▶ _Brief_:
Pictures in the data below are not part of the copy; transcribe everything else exactly.
========
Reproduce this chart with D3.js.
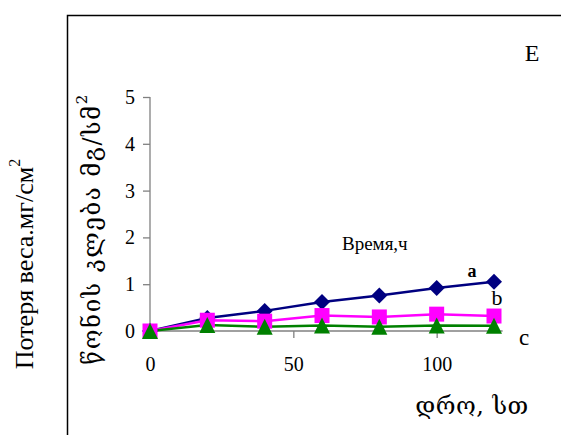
<!DOCTYPE html>
<html>
<head>
<meta charset="utf-8">
<script src="https://cdn.jsdelivr.net/npm/d3@7"></script>
<style>
  body { margin: 0; background: #fff; }
  svg { display: block; }
</style>
</head>
<body>
<script>
// hours
const hours = [0, 20, 40, 60, 80, 100, 120];
// weight loss, mg/cm2
const seriesA = [0, 0.28, 0.43, 0.62, 0.76, 0.92, 1.05];
const seriesB = [0, 0.23, 0.21, 0.33, 0.30, 0.36, 0.32];
const seriesC = [0, 0.13, 0.09, 0.12, 0.09, 0.12, 0.11];
const yTicks = [0, 1, 2, 3, 4, 5];
const xTicks = [0, 50, 100];

const width = 561, height = 435;
const serif = "'Liberation Serif', 'Times New Roman', serif";
const geo = "'DejaVu Serif', 'DejaVu Sans', serif";

const svg = d3.select("body").append("svg")
    .attr("width", width)
    .attr("height", height);

// outer frame (only top and left edges visible)
svg.append("path")
    .attr("d", `M67.5,${height} V15.5 H${width}`)
    .attr("fill", "none")
    .attr("stroke", "#000")
    .attr("stroke-width", 1.5);

const x = d3.scaleLinear().domain([0, 120]).range([150, 494]);
const y = d3.scaleLinear().domain([0, 5]).range([331, 97]);

// y axis
const yAxis = svg.append("g")
    .attr("transform", `translate(${x(0)},0)`)
    .call(d3.axisLeft(y).tickValues(yTicks).tickSize(7).tickPadding(8).tickFormat(d3.format("d")));
yAxis.selectAll("path, line").attr("stroke", "#808080").attr("stroke-width", 1.3);
yAxis.select(".domain").attr("d", `M0,${y(5)}V${y(0)}`);
yAxis.selectAll("text").attr("font-family", serif).attr("font-size", 20).attr("fill", "#000");

// x axis
const xAxis = svg.append("g")
    .attr("transform", `translate(0,${y(0)})`)
    .call(d3.axisBottom(x).tickValues(xTicks).tickSize(7).tickPadding(19));
xAxis.selectAll("path, line").attr("stroke", "#808080").attr("stroke-width", 1.3);
xAxis.select(".domain").attr("d", `M${x(0)},0H${x(123)}`);
xAxis.selectAll("text").attr("font-family", serif).attr("font-size", 20).attr("fill", "#000");

const line = d3.line().x((d, i) => x(hours[i])).y(d => y(d));

// marker shapes, size = half width in px
const diamond = { draw(ctx, r) { ctx.moveTo(0, -r); ctx.lineTo(r, 0); ctx.lineTo(0, r); ctx.lineTo(-r, 0); ctx.closePath(); } };
const square = { draw(ctx, r) { ctx.rect(-r, -r, 2 * r, 2 * r); } };
const triangle = { draw(ctx, r) { ctx.moveTo(0, -r); ctx.lineTo(r, r); ctx.lineTo(-r, r); ctx.closePath(); } };

const series = [
  { values: seriesA, color: "#000080", symbol: diamond, size: 8 },
  { values: seriesB, color: "#FF00FF", symbol: square, size: 7.5 },
  { values: seriesC, color: "#008000", symbol: triangle, size: 8 }
];

series.forEach(s => {
  svg.append("path")
      .datum(s.values)
      .attr("d", line)
      .attr("fill", "none")
      .attr("stroke", s.color)
      .attr("stroke-width", 2.5);
});
series.forEach(s => {
  svg.append("g").selectAll("path")
      .data(s.values)
      .join("path")
      .attr("transform", (d, i) => `translate(${x(hours[i])},${y(d)})`)
      .attr("d", d3.symbol(s.symbol, s.size))
      .attr("fill", s.color);
});

// labels
const text = (tx, ty, str, size, family, anchor = "start") =>
  svg.append("text")
      .attr("x", tx).attr("y", ty)
      .attr("font-family", family)
      .attr("font-size", size)
      .attr("text-anchor", anchor)
      .attr("dominant-baseline", "central")
      .text(str);

text(532, 53, "E", 24, serif, "middle");
text(342, 243, "Время,ч", 19, serif);
text(472, 271, "a", 18, serif, "middle").attr("font-weight", "bold");
text(497, 297, "b", 22, serif, "middle");
text(524, 337, "c", 23, serif, "middle");
text(472, 406, "დრო,  სთ", 24, geo, "middle").attr("letter-spacing", 0.5);

// rotated axis titles
const ruTitle = svg.append("text")
    .attr("transform", "translate(24,264) rotate(-90)")
    .attr("font-family", serif)
    .attr("font-size", 26)
    .attr("text-anchor", "middle")
    .attr("dominant-baseline", "central");
ruTitle.append("tspan").text("Потеря веса.мг/см");
ruTitle.append("tspan").attr("dy", -10).attr("font-size", 16).text("2");

const geoTitle = svg.append("text")
    .attr("transform", "translate(92,229) rotate(-90)")
    .attr("font-family", geo)
    .attr("font-size", 24)
    .attr("letter-spacing", 1.5)
    .attr("text-anchor", "middle")
    .attr("dominant-baseline", "central");
geoTitle.append("tspan").text("წონის  კლება  მგ/სმ");
geoTitle.append("tspan").attr("dy", -10).attr("font-size", 15).text("2");
</script>
</body>
</html>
========
▶ _Exercise result_:
Reproduce this chart with D3.js.
<!DOCTYPE html>
<html>
<head>
<meta charset="utf-8">
<script src="https://cdn.jsdelivr.net/npm/d3@7"></script>
<style>
  body { margin: 0; background: #fff; }
  svg { display: block; }
</style>
</head>
<body>
<script>
// hours
const hours = [0, 20, 40, 60, 80, 100, 120];
// weight loss, mg/cm2
const seriesA = [0, 0.28, 0.43, 0.62, 0.76, 0.92, 1.05];
const seriesB = [0, 0.23, 0.21, 0.33, 0.30, 0.36, 0.32];
const seriesC = [0, 0.13, 0.09, 0.12, 0.09, 0.12, 0.11];
const yTicks = [0, 1, 2, 3, 4, 5];
const xTicks = [0, 50, 100];

const width = 561, height = 435;
const serif = "'Liberation Serif', 'Times New Roman', serif";
const geo = "'DejaVu Serif', 'DejaVu Sans', serif";

const svg = d3.select("body").append("svg")
    .attr("width", width)
    .attr("height", height);

// outer frame (only top and left edges visible)
svg.append("path")
    .attr("d", `M67.5,${height} V15.5 H${width}`)
    .attr("fill", "none")
    .attr("stroke", "#000")
    .attr("stroke-width", 1.5);

const x = d3.scaleLinear().domain([0, 120]).range([150, 494]);
const y = d3.scaleLinear().domain([0, 5]).range([331, 97]);

// y axis
const yAxis = svg.append("g")
    .attr("transform", `translate(${x(0)},0)`)
    .call(d3.axisLeft(y).tickValues(yTicks).tickSize(7).tickPadding(8).tickFormat(d3.format("d")));
yAxis.selectAll("path, line").attr("stroke", "#808080").attr("stroke-width", 1.3);
yAxis.select(".domain").attr("d", `M0,${y(5)}V${y(0)}`);
yAxis.selectAll("text").attr("font-family", serif).attr("font-size", 20).attr("fill", "#000");

// x axis
const xAxis = svg.append("g")
    .attr("transform", `translate(0,${y(0)})`)
    .call(d3.axisBottom(x).tickValues(xTicks).tickSize(7).tickPadding(19));
xAxis.selectAll("path, line").attr("stroke", "#808080").attr("stroke-width", 1.3);
xAxis.select(".domain").attr("d", `M${x(0)},0H${x(123)}`);
xAxis.selectAll("text").attr("font-family", serif).attr("font-size", 20).attr("fill", "#000");

const line = d3.line().x((d, i) => x(hours[i])).y(d => y(d));

// marker shapes, size = half width in px
const diamond = { draw(ctx, r) { ctx.moveTo(0, -r); ctx.lineTo(r, 0); ctx.lineTo(0, r); ctx.lineTo(-r, 0); ctx.closePath(); } };
const square = { draw(ctx, r) { ctx.rect(-r, -r, 2 * r, 2 * r); } };
const triangle = { draw(ctx, r) { ctx.moveTo(0, -r); ctx.lineTo(r, r); ctx.lineTo(-r, r); ctx.closePath(); } };

const series = [
  { values: seriesA, color: "#000080", symbol: diamond, size: 8 },
  { values: seriesB, color: "#FF00FF", symbol: square, size: 7.5 },
  { values: seriesC, color: "#008000", symbol: triangle, size: 8 }
];

series.forEach(s => {
  svg.append("path")
      .datum(s.values)
      .attr("d", line)
      .attr("fill", "none")
      .attr("stroke", s.color)
      .attr("stroke-width", 2.5);
});
series.forEach(s => {
  svg.append("g").selectAll("path")
      .data(s.values)
      .join("path")
      .attr("transform", (d, i) => `translate(${x(hours[i])},${y(d)})`)
      .attr("d", d3.symbol(s.symbol, s.size))
      .attr("fill", s.color);
});

// labels
const text = (tx, ty, str, size, family, anchor = "start") =>
  svg.append("text")
      .attr("x", tx).attr("y", ty)
      .attr("font-family", family)
      .attr("font-size", size)
      .attr("text-anchor", anchor)
      .attr("dominant-baseline", "central")
      .text(str);

text(532, 53, "E", 24, serif, "middle");
text(342, 243, "Время,ч", 19, serif);
text(472, 271, "a", 18, serif, "middle").attr("font-weight", "bold");
text(497, 297, "b", 22, serif, "middle");
text(524, 337, "c", 23, serif, "middle");
text(472, 406, "დრო,  სთ", 24, geo, "middle").attr("letter-spacing", 0.5);

// rotated axis titles
const ruTitle = svg.append("text")
    .attr("transform", "translate(24,264) rotate(-90)")
    .attr("font-family", serif)
    .attr("font-size", 26)
    .attr("text-anchor", "middle")
    .attr("dominant-baseline", "central");
ruTitle.append("tspan").text("Потеря веса.мг/см");
ruTitle.append("tspan").attr("dy", -10).attr("font-size", 16).text("2");

const geoTitle = svg.append("text")
    .attr("transform", "translate(92,229) rotate(-90)")
    .attr("font-family", geo)
    .attr("font-size", 24)
    .attr("letter-spacing", 1.5)
    .attr("text-anchor", "middle")
    .attr("dominant-baseline", "central");
geoTitle.append("tspan").text("წონის  კლება  მგ/სმ");
geoTitle.append("tspan").attr("dy", -10).attr("font-size", 15).text("2");
</script>
</body>
</html>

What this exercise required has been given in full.